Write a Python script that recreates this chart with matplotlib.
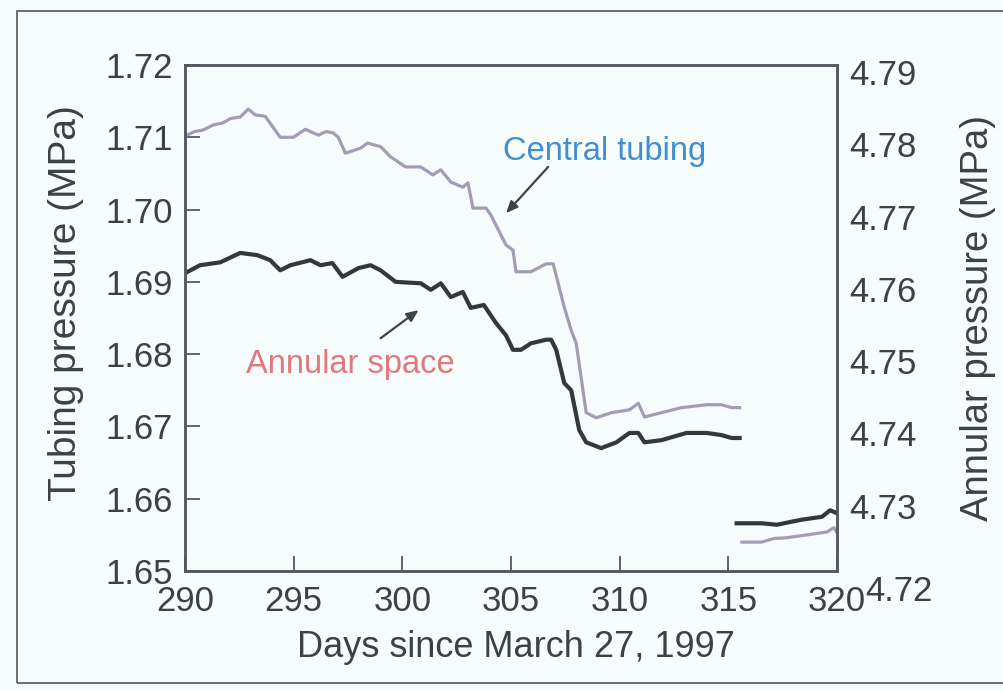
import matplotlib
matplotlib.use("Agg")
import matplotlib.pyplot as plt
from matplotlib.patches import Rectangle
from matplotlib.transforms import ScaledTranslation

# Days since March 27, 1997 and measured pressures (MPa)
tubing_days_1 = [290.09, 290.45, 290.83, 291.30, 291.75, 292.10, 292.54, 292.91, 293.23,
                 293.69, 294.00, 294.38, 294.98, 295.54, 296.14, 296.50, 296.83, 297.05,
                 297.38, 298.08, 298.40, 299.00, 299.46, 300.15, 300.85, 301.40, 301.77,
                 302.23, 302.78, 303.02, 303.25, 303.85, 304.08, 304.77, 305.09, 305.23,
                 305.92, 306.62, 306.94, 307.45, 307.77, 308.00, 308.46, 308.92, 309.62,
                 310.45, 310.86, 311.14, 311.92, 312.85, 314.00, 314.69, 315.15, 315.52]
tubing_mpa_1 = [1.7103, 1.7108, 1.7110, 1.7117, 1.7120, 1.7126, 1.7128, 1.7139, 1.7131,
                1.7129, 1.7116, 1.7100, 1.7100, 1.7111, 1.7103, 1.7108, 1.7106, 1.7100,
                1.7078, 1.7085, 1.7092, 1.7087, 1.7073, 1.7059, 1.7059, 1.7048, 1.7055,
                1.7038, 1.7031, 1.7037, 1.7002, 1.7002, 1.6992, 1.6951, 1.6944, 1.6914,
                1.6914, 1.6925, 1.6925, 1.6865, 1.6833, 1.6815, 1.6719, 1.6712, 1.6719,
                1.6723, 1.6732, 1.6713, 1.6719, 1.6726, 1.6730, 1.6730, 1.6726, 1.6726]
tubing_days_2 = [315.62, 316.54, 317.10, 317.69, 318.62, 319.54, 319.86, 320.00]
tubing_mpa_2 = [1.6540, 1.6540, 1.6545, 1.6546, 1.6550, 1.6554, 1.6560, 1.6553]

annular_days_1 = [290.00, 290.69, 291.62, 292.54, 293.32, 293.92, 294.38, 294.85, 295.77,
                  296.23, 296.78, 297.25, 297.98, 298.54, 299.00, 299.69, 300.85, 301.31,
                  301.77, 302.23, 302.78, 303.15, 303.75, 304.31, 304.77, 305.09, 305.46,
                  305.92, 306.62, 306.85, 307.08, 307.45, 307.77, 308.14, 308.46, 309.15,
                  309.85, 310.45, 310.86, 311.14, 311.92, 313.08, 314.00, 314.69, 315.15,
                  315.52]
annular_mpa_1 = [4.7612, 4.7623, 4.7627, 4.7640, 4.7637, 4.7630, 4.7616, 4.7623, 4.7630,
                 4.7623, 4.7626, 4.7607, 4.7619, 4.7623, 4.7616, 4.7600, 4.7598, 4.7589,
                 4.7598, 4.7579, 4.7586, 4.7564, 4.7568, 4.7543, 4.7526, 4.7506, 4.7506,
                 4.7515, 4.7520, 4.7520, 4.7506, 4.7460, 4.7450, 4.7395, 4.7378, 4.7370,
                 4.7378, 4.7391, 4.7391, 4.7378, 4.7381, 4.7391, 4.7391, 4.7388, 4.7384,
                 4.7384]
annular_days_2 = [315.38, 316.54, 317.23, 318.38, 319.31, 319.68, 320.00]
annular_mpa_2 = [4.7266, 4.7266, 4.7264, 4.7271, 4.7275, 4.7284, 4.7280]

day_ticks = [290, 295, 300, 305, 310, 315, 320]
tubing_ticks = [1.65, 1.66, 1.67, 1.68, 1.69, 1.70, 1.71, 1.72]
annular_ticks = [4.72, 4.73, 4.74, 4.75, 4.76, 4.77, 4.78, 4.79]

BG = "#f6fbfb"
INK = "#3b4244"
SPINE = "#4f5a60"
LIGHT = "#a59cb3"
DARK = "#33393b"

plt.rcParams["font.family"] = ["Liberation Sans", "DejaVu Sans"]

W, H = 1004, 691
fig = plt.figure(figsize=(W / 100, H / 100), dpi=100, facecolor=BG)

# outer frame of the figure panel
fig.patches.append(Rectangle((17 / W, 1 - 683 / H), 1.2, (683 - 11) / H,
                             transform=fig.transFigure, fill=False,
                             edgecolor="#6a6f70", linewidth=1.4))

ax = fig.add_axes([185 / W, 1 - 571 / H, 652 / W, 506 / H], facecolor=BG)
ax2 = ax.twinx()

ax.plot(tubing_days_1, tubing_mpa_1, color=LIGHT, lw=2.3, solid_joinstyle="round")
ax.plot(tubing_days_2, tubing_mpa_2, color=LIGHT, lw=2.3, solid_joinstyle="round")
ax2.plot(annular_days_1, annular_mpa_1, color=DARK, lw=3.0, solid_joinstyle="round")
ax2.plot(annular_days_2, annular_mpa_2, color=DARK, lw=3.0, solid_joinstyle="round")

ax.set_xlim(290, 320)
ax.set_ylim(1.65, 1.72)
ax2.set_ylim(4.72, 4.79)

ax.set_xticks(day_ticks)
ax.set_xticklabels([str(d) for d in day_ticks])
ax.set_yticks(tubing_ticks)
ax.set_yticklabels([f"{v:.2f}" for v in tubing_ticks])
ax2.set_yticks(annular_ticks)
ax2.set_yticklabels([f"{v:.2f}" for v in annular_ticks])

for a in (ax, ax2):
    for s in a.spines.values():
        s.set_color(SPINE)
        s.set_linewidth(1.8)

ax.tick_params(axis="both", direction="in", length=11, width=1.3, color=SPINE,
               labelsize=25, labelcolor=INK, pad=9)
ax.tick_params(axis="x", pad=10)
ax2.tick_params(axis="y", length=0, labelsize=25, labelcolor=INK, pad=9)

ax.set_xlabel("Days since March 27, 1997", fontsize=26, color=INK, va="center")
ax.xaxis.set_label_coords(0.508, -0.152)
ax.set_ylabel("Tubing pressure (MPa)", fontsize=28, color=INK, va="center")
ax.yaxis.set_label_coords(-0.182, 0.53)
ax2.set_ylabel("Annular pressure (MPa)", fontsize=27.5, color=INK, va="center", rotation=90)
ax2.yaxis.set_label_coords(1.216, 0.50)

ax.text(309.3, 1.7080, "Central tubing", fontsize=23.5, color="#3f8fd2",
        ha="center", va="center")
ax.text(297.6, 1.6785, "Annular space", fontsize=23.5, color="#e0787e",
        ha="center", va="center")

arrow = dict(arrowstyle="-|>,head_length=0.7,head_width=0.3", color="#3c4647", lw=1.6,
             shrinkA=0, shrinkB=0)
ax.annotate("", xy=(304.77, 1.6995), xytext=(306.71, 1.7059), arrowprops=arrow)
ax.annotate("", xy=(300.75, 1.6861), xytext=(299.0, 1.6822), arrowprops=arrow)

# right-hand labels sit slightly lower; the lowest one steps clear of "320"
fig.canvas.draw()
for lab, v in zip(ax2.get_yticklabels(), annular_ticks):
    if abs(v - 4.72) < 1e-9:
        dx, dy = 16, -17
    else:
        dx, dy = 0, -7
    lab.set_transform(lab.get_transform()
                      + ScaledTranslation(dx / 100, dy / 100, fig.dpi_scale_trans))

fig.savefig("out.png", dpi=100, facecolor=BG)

::::::

Job> Every line from the start of the listing above through the line with "from matplotlib.transforms import" should be repeated exactly; skip the pictures and add nothing else.

Solution>
Write a Python script that recreates this chart with matplotlib.
import matplotlib
matplotlib.use("Agg")
import matplotlib.pyplot as plt
from matplotlib.patches import Rectangle
from matplotlib.transforms import ScaledTranslation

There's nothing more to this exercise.